Urbane :: A Preamble
**Note: This letter was originally published in August 2010. We are re-publishing due to the site relaunch.**
Fall of 1987. North Philadelphia convulsed under the pressure of drugs, death, and decay. Eric B and Rakim forever changed the essence of hip hop. Randall Cunningham began to lead the Eagles out of the football wilderness.
I noticed none of this.
Instead, I was preoccupied with trying to convince my mother not to dress me in rainbow colored sweaters and corduroys.
I was a sweet, chubby kid who went to Christian school on the other side of town. Basically cannon fodder for bullies in Strawberry Mansion and the Badlands. I learned the escape valves quickly. Most involved the nearest corner store. The store on the corner of my block didn’t have a name; it was just Mr. Brown’s store. In ’87, it was my oasis from potential belligerents.
Mr. Brown was a large man with leathery face, full of wrinkles and crevices. His coarse brown hands told tales I was too young to understand, but I knew enough not to trifle with him. Mr. Brown “tolerated no foolishness” in his store, so I hung out with him until the bullies got bored of waiting outside. It was clear on my first day of hiding that the grocery game was about relationships. Mr. Brown dispensed more wisdom, mediated more disputes, and instigated more gossip by himself than all the barbershops, churches, and grandmothers on stoops in North Philly. All while taking your hard earned dollars.
Penny candy, quarter waters, corn chips, batteries, socks… if you wanted it, he sold it. Half the neighborhood cashed their paychecks at his store. Half the neighborhood worked at his store at some point. Half the neighborhood had cavities because of his store. The entire neighborhood shopped at his store. Eventually, I did all four things. $1 a day to sweep the floors afterschool. Who knew cowardice paid so well!
Mr. Brown sold me a masonry jar to save all my money in. He said I was going to need it, because things are going to get worse before they got better. Things seemed fine to me – minimal bullying and flush with cash, win-win. By the end of ’88, Mr. Brown had lost a bunch of weight and kept saying something about his kidneys. He started on dialysis due to complications with his diabetes – too much penny candy – and sold the store in the spring of ’89. The new owners were a Korean couple, who spoke about 8 words of English combined and their 12 year old daughter, Lucy.
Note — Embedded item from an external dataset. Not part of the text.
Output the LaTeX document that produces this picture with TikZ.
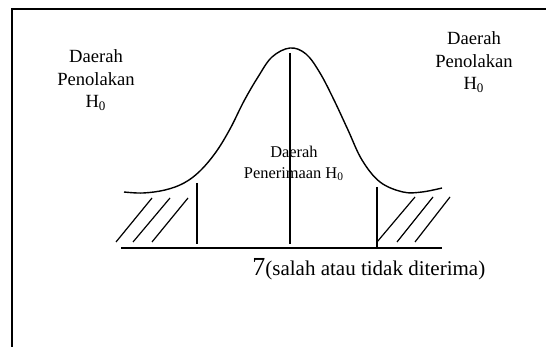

I had just turned 10. No real growth spurt, but Nintendo had eliminated much of the immediate bullying threat as most kids ran in the house to play Zelda and Mario on NES, which finally was cheap enough to buy in Mansion. Mr. Brown’s store was the last of the black-owned grocery stores in my neighborhood. I was too young to realize how vital his role as a community anchor and connector had between. I did recognize that the store would be forever changed, as would the neighborhood.
Summer of 1993. Ed Rendell was fomenting a full scale revival in Downtown Philadelphia. Strawberry Mansion evoked more elemental movements – like inertia or plate tectonics. I was 14, dipped in the latest Cross Colours and Karl Kani gear and ready to head to uncharted frontiers for further explorations of knowledge and goodness (read: New England boarding school). More importantly, it was my summer of love and Lucy Kim was my unrequited love. And I had a killer growth spurt – 5’10 and wiry!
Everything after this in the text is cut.